Stated exercise. Please output every line of the material as it stands, without the pictures.
** begin **
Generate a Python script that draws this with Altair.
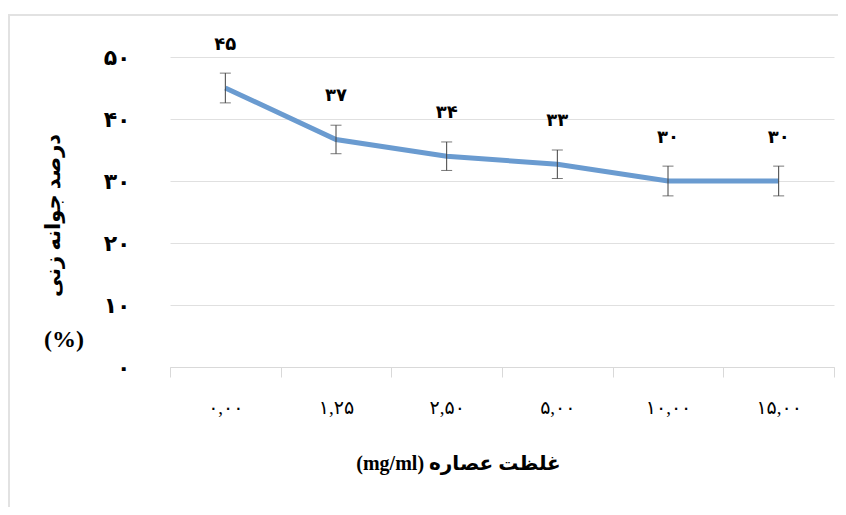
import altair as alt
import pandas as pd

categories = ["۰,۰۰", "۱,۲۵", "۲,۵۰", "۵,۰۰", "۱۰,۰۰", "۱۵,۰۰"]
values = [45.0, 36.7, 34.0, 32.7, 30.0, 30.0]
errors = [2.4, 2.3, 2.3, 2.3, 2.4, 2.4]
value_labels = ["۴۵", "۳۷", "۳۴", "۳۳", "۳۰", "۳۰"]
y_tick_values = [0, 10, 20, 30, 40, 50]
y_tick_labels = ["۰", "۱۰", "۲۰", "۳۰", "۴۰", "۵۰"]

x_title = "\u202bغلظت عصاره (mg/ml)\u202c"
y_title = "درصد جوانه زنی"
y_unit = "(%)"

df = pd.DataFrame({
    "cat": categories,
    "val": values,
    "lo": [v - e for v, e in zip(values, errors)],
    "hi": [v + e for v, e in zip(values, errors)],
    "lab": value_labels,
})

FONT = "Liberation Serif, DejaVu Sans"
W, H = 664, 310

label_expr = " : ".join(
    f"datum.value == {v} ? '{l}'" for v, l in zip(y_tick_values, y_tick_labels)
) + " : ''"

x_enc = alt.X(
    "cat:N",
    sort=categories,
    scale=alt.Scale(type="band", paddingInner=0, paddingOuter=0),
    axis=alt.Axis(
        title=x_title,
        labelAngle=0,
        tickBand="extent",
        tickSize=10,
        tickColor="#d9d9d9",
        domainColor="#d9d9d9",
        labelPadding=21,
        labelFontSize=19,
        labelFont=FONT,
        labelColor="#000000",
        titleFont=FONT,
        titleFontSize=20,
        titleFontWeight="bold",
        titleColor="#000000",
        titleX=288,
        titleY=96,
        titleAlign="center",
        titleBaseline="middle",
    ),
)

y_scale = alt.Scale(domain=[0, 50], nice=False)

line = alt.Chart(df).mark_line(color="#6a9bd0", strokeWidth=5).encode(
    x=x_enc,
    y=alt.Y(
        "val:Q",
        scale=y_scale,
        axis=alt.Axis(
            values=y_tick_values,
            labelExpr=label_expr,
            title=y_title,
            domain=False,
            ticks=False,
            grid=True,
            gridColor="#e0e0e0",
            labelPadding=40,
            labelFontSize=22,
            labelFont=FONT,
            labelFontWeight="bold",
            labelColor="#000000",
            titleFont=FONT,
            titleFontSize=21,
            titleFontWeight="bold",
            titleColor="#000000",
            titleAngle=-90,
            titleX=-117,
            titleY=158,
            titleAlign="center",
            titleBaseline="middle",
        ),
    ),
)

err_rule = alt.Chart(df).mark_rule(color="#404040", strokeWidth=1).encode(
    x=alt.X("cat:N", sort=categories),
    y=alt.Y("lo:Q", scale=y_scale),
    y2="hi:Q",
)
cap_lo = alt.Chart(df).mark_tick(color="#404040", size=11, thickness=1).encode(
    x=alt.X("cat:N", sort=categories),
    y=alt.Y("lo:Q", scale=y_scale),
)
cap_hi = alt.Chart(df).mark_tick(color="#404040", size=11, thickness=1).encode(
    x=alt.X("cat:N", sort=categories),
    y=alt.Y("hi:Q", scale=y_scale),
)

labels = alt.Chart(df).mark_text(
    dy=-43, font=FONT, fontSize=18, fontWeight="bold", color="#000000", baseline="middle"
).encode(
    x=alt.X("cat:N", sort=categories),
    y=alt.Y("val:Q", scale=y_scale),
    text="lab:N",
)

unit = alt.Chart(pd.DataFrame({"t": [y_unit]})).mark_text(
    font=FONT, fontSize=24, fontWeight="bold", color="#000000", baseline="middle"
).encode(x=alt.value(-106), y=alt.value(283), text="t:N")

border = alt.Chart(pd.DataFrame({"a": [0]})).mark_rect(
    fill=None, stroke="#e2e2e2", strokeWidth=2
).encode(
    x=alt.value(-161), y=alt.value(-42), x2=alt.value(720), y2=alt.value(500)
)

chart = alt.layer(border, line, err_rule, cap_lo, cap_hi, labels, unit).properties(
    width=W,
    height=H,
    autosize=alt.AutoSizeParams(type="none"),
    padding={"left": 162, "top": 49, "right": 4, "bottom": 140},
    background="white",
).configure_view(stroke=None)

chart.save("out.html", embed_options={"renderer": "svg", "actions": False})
** end **
Answer to this task.
Generate a Python script that draws this with Altair.
import altair as alt
import pandas as pd

categories = ["۰,۰۰", "۱,۲۵", "۲,۵۰", "۵,۰۰", "۱۰,۰۰", "۱۵,۰۰"]
values = [45.0, 36.7, 34.0, 32.7, 30.0, 30.0]
errors = [2.4, 2.3, 2.3, 2.3, 2.4, 2.4]
value_labels = ["۴۵", "۳۷", "۳۴", "۳۳", "۳۰", "۳۰"]
y_tick_values = [0, 10, 20, 30, 40, 50]
y_tick_labels = ["۰", "۱۰", "۲۰", "۳۰", "۴۰", "۵۰"]

x_title = "\u202bغلظت عصاره (mg/ml)\u202c"
y_title = "درصد جوانه زنی"
y_unit = "(%)"

df = pd.DataFrame({
    "cat": categories,
    "val": values,
    "lo": [v - e for v, e in zip(values, errors)],
    "hi": [v + e for v, e in zip(values, errors)],
    "lab": value_labels,
})

FONT = "Liberation Serif, DejaVu Sans"
W, H = 664, 310

label_expr = " : ".join(
    f"datum.value == {v} ? '{l}'" for v, l in zip(y_tick_values, y_tick_labels)
) + " : ''"

x_enc = alt.X(
    "cat:N",
    sort=categories,
    scale=alt.Scale(type="band", paddingInner=0, paddingOuter=0),
    axis=alt.Axis(
        title=x_title,
        labelAngle=0,
        tickBand="extent",
        tickSize=10,
        tickColor="#d9d9d9",
        domainColor="#d9d9d9",
        labelPadding=21,
        labelFontSize=19,
        labelFont=FONT,
        labelColor="#000000",
        titleFont=FONT,
        titleFontSize=20,
        titleFontWeight="bold",
        titleColor="#000000",
        titleX=288,
        titleY=96,
        titleAlign="center",
        titleBaseline="middle",
    ),
)

y_scale = alt.Scale(domain=[0, 50], nice=False)

line = alt.Chart(df).mark_line(color="#6a9bd0", strokeWidth=5).encode(
    x=x_enc,
    y=alt.Y(
        "val:Q",
        scale=y_scale,
        axis=alt.Axis(
            values=y_tick_values,
            labelExpr=label_expr,
            title=y_title,
            domain=False,
            ticks=False,
            grid=True,
            gridColor="#e0e0e0",
            labelPadding=40,
            labelFontSize=22,
            labelFont=FONT,
            labelFontWeight="bold",
            labelColor="#000000",
            titleFont=FONT,
            titleFontSize=21,
            titleFontWeight="bold",
            titleColor="#000000",
            titleAngle=-90,
            titleX=-117,
            titleY=158,
            titleAlign="center",
            titleBaseline="middle",
        ),
    ),
)

err_rule = alt.Chart(df).mark_rule(color="#404040", strokeWidth=1).encode(
    x=alt.X("cat:N", sort=categories),
    y=alt.Y("lo:Q", scale=y_scale),
    y2="hi:Q",
)
cap_lo = alt.Chart(df).mark_tick(color="#404040", size=11, thickness=1).encode(
    x=alt.X("cat:N", sort=categories),
    y=alt.Y("lo:Q", scale=y_scale),
)
cap_hi = alt.Chart(df).mark_tick(color="#404040", size=11, thickness=1).encode(
    x=alt.X("cat:N", sort=categories),
    y=alt.Y("hi:Q", scale=y_scale),
)

labels = alt.Chart(df).mark_text(
    dy=-43, font=FONT, fontSize=18, fontWeight="bold", color="#000000", baseline="middle"
).encode(
    x=alt.X("cat:N", sort=categories),
    y=alt.Y("val:Q", scale=y_scale),
    text="lab:N",
)

unit = alt.Chart(pd.DataFrame({"t": [y_unit]})).mark_text(
    font=FONT, fontSize=24, fontWeight="bold", color="#000000", baseline="middle"
).encode(x=alt.value(-106), y=alt.value(283), text="t:N")

border = alt.Chart(pd.DataFrame({"a": [0]})).mark_rect(
    fill=None, stroke="#e2e2e2", strokeWidth=2
).encode(
    x=alt.value(-161), y=alt.value(-42), x2=alt.value(720), y2=alt.value(500)
)

chart = alt.layer(border, line, err_rule, cap_lo, cap_hi, labels, unit).properties(
    width=W,
    height=H,
    autosize=alt.AutoSizeParams(type="none"),
    padding={"left": 162, "top": 49, "right": 4, "bottom": 140},
    background="white",
).configure_view(stroke=None)

chart.save("out.html", embed_options={"renderer": "svg", "actions": False})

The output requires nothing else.